More than a quarter of a million see Dippy

More than a quarter of a million people have been to Kelvingrove Art Gallery and Museum to meet Dippy, the Natural History Museum London’s famous dinosaur, in just six weeks.

Some 257,000 people have been to see Dippy on Tour: A Natural History Adventure, setting a record for the highest number of visitors to date.

Glasgow is the fourth stop on an eight city UK wide tour, which has already been to Dorset, Birmingham and Belfast. Between May and September 2018 an incredible 255,548 visitors descended on Birmingham Museum and Art Gallery to marvel at the impressive 21.3 meter long diplodocus cast. Since opening to a rapturous Scottish audience in Kelvingrove Museum at the end of January, Dippy has delighted 257,246 visitors, more than in any other city so far – with nine weeks of his visit still to go.

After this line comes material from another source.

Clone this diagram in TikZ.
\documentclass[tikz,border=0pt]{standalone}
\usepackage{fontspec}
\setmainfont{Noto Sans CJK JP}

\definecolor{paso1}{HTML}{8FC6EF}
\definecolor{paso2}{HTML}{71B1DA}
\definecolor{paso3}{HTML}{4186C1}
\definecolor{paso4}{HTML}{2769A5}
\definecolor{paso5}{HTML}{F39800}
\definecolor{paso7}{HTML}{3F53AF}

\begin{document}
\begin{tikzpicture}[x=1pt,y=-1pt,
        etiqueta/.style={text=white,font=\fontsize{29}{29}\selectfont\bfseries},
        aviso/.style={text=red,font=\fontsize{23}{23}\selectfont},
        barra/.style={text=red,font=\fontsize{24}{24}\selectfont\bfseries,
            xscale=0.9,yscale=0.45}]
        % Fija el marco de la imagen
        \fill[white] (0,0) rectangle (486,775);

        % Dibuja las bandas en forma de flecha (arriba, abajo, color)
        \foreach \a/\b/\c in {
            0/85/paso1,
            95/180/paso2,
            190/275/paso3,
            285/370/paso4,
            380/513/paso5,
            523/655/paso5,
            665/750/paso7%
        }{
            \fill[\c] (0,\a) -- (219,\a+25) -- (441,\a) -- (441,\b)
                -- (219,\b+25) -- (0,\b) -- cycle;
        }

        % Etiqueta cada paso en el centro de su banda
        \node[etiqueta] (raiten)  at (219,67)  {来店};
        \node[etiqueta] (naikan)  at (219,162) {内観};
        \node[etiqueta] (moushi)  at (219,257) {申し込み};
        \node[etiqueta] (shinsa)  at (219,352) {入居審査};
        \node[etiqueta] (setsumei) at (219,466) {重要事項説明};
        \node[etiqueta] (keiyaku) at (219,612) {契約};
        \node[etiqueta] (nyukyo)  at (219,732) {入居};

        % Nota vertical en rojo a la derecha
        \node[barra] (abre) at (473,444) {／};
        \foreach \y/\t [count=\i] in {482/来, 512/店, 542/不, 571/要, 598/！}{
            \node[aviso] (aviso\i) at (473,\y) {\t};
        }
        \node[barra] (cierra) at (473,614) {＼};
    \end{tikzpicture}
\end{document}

Glasgow is the only city in Scotland to host Dippy on Tour: A Natural History Adventure, which is being brought to Kelvingrove Museum and visitors across the UK by the Natural History Museum, London in partnership with the Garfield Weston Foundation, and supported by Dell EMC and Williams & Hill.

Chair of Glasgow Life, Councillor David McDonald, said: ‘Achieving this coveted record in such a short space of time highlights just how much of an impression Dippy, the Natural History Museum’s iconic dinosaur, has made in Glasgow.

‘Dippy on Tour is the most successful temporary exhibition at Kelvingrove Museum since it reopened after refurbishment 13 years ago. We’ve welcomed treble the number of visitors during this six week period compared to last year, with the opening weekend being our busiest in more than a decade.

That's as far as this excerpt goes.